Because of the way categorical data is intersected into a simplicial set, you cannot have an X metric that specifies only categorical entries. You must specify at least one of the standard Annoy metrics for numeric data. For iris, the following is an error:

# wrong and bad
metric = list("categorical" = "Species")

Specifying some numeric columns is required:

# OK
metric = list("categorical" = "Species", "euclidean" = 1:4)
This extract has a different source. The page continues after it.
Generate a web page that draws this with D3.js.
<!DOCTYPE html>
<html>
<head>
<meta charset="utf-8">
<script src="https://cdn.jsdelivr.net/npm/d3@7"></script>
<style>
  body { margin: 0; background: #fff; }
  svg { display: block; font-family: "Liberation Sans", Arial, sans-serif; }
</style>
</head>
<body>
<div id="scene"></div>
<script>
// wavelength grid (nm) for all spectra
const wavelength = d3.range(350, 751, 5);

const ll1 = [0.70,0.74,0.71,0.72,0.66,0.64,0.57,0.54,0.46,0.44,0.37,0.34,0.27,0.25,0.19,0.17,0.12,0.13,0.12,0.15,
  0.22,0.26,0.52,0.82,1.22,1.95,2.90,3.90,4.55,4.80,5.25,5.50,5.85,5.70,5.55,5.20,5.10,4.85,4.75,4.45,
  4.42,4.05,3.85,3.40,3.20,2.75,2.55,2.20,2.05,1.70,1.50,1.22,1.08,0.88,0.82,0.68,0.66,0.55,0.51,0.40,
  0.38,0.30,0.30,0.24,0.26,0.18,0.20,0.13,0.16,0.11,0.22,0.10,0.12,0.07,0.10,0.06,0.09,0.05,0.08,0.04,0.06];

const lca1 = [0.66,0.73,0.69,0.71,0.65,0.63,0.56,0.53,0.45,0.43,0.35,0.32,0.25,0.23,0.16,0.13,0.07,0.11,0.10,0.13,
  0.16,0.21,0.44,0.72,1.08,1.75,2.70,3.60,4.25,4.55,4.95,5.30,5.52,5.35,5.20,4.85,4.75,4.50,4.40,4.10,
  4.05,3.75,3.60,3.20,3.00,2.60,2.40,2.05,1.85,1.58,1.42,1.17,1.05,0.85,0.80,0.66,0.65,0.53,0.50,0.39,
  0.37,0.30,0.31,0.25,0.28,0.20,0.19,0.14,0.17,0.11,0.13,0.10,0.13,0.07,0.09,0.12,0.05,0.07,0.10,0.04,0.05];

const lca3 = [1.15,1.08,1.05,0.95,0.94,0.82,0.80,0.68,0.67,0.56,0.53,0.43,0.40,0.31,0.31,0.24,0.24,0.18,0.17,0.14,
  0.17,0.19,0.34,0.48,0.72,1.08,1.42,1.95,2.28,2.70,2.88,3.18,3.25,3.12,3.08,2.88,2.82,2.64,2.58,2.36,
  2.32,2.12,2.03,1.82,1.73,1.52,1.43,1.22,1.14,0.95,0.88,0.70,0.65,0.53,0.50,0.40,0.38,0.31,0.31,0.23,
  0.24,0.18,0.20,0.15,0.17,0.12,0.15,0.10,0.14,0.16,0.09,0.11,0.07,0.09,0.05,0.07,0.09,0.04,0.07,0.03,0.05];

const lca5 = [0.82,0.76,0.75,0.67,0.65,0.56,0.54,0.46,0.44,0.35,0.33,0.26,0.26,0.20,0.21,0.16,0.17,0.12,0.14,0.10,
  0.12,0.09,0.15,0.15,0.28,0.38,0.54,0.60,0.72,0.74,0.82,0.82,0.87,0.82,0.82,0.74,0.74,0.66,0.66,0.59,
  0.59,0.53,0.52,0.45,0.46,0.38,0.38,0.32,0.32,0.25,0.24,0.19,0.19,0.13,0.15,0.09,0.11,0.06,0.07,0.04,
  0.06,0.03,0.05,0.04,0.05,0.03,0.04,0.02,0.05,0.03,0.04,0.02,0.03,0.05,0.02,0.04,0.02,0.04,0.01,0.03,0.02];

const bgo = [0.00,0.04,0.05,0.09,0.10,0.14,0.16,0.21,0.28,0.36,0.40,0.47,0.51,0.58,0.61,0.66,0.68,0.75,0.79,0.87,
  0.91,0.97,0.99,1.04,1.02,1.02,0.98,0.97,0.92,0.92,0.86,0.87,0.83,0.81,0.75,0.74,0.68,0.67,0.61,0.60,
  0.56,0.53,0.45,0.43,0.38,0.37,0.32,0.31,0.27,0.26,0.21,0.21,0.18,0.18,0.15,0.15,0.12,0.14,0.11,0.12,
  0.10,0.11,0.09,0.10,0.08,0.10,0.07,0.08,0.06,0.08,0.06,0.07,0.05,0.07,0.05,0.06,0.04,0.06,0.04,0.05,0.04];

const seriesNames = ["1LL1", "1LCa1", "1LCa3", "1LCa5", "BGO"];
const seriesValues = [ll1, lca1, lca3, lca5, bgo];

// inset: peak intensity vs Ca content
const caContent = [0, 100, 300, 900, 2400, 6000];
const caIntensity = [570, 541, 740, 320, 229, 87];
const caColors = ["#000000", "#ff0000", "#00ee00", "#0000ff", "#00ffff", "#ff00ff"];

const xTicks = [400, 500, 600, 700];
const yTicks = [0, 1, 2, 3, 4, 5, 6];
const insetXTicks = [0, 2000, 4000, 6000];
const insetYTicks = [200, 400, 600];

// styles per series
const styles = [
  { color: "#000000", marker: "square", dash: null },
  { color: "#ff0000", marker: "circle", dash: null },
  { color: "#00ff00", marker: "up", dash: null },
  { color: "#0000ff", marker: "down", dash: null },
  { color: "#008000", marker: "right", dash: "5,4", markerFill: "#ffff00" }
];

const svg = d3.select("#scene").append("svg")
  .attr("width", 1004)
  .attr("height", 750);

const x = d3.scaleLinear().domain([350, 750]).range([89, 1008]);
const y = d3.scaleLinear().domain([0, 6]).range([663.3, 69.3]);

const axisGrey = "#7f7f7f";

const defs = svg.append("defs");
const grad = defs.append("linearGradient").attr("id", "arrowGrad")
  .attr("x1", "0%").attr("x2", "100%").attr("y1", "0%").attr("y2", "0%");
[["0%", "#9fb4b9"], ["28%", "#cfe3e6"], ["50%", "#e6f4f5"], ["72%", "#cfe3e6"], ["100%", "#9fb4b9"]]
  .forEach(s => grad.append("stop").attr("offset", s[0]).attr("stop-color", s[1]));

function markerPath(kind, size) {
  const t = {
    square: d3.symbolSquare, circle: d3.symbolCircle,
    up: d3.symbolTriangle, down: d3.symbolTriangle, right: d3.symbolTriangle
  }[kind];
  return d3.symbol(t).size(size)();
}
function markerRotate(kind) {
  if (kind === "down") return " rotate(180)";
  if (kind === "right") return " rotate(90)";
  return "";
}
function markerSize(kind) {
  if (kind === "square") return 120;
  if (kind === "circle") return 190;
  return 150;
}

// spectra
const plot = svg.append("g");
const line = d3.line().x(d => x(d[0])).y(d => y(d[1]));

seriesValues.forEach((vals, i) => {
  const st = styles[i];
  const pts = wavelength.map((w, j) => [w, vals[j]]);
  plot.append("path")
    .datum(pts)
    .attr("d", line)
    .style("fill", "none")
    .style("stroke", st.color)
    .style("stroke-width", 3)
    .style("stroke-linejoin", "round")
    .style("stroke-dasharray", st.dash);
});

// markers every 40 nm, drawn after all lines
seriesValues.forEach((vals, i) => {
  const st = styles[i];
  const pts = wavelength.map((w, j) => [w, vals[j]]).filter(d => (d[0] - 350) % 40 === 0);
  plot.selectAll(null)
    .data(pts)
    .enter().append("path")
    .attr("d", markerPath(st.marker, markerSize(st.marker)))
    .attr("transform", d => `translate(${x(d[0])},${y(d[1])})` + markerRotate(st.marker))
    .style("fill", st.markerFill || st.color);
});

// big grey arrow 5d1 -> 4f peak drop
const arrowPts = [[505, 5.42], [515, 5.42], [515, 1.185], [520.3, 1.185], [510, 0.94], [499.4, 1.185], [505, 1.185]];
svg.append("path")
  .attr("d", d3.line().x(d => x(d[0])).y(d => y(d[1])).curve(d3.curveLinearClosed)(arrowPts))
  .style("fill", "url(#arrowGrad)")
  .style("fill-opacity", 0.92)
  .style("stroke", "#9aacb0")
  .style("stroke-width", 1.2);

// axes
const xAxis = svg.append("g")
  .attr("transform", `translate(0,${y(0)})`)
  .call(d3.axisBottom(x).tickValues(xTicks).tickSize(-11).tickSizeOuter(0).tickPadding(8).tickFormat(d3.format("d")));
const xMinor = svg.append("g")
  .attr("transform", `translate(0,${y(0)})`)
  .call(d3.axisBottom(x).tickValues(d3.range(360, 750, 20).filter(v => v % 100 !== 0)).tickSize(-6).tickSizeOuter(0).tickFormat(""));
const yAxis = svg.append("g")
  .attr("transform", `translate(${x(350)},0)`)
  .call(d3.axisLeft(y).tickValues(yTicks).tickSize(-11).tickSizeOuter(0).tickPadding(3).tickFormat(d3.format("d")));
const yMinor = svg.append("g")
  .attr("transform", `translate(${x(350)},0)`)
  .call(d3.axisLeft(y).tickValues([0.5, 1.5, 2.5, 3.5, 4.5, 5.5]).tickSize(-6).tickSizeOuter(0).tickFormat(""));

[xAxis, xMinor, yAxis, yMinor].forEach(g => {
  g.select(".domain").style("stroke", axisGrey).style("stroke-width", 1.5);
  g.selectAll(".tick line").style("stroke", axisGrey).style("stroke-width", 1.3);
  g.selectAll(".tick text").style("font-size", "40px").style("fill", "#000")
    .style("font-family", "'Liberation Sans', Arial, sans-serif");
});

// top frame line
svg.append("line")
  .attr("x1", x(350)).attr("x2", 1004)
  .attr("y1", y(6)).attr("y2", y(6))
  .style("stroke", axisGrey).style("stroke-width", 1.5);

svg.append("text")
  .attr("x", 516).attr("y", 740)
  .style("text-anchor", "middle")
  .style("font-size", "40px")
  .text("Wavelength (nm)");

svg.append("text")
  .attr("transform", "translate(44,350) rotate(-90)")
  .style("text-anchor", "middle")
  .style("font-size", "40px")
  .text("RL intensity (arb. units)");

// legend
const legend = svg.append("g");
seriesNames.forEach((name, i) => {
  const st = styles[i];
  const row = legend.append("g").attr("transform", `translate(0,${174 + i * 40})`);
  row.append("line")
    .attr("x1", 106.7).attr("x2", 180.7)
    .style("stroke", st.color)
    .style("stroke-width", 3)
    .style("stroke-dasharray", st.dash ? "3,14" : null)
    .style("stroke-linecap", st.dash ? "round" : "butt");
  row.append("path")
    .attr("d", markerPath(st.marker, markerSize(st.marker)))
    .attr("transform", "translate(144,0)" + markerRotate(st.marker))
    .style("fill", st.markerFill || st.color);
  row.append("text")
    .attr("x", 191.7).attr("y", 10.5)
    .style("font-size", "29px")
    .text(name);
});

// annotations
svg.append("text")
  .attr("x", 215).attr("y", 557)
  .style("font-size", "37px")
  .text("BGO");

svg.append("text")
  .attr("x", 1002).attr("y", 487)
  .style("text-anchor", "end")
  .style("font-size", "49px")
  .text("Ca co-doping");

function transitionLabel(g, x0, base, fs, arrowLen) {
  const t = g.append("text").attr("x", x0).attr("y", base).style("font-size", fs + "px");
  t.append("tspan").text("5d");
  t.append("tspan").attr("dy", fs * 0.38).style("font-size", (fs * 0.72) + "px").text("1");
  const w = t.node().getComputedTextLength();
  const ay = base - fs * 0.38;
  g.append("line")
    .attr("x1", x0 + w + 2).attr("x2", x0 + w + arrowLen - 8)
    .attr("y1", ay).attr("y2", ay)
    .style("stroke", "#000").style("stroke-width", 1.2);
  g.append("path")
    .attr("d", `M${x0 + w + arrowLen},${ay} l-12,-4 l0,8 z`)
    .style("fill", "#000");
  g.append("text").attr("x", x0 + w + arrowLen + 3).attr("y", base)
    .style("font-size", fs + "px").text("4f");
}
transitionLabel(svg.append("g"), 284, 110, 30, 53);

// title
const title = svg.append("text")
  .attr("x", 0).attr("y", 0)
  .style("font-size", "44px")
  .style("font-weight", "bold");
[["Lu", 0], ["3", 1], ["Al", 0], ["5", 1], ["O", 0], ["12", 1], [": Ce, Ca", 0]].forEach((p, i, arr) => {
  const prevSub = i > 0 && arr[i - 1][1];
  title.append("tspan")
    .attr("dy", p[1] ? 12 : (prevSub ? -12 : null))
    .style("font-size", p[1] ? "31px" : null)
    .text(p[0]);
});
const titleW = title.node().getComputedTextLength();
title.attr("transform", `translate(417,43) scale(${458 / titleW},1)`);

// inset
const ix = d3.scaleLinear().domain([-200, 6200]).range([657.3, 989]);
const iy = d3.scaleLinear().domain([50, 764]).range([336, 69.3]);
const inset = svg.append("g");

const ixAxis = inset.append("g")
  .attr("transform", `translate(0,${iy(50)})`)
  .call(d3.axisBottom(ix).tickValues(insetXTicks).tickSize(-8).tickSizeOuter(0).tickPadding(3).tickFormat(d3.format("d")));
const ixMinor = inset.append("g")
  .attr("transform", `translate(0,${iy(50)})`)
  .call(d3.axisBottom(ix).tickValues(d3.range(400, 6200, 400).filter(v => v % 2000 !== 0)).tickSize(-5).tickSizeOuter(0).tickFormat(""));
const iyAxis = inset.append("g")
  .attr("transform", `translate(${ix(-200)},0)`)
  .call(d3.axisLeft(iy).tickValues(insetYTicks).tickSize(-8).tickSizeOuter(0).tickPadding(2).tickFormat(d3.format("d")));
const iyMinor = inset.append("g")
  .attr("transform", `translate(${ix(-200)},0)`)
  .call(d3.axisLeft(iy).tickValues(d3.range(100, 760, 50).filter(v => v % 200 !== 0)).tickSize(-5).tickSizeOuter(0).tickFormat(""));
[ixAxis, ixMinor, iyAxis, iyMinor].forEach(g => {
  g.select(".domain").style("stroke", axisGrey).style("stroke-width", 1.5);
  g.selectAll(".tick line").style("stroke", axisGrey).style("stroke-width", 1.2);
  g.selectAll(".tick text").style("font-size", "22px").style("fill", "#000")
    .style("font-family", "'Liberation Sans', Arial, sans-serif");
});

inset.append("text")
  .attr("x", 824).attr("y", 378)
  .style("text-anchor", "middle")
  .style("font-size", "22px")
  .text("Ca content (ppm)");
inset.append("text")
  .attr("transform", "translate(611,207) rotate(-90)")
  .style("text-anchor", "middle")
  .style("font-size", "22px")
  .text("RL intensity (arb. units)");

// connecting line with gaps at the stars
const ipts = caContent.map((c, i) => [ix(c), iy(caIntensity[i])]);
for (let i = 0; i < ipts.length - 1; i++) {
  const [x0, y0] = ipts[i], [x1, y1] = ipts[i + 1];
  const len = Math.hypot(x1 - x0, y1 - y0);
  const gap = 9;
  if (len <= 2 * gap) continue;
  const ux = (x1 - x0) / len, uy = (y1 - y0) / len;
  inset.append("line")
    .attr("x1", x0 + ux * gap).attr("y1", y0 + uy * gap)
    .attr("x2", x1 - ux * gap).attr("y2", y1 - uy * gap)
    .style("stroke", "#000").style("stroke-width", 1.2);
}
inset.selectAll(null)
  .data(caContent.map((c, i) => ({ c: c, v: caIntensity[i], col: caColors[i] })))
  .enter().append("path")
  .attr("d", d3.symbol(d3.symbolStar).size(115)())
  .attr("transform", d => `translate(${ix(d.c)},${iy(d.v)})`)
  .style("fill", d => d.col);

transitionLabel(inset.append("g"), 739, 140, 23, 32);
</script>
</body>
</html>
Factor columns not explicitly included in the metric are still removed as usual.
Categorical data does not appear in the model returned when ret_model = TRUE and so does not affect the project of data used in umap_transform. You can still use the UMAP model to project new data, but factor columns in the new data are ignored (effectively working like supervised UMAP).

Overriding global options

Some global parameters can be overridden for a specific data block by providing a list as the value for the metric, containing the vector of columns as the only unnamed element, and then the over-riding keyword arguments. An example:

  umap(
    X,
    pca = 40,
    pca_center = TRUE,
    metric = list(
      euclidean = 1:200,
      euclidean = list(201:300, pca = NULL),
      manhattan = list(300:500, pca_center = FALSE)
    )
  )

In this case, the first euclidean block with be reduced to 40 dimensions by PCA with centering applied. The second euclidean block will not have PCA applied to it. The manhattan block will have PCA applied to it, but no centering is carried out.

Currently, only pca and pca_center are supported for overriding by this method, because this feature exists only to allow for the case where you have mixed real-valued and binary data, and you want to carry out PCA on both. It’s typical to carry out centering on real-value data before PCA, but not to do so with binary data.

`y` data

The handling of y data has been extended to allow for data frames, and target_metric works like metric: multiple numeric blocks with different metrics can be specified, and categorical data can be specified with categorical. However, unlike X, the default behavior for y is to include all factor columns. Any numeric data found will be treated as one block, so if you have multiple numeric columns that you want treated separately, you should specify each column separately:

target_metric = list("euclidean" = 1, "euclidean" = 2, ...)

I suspect that the vast majority of y data is one column, so the default behavior will be fine most of the time.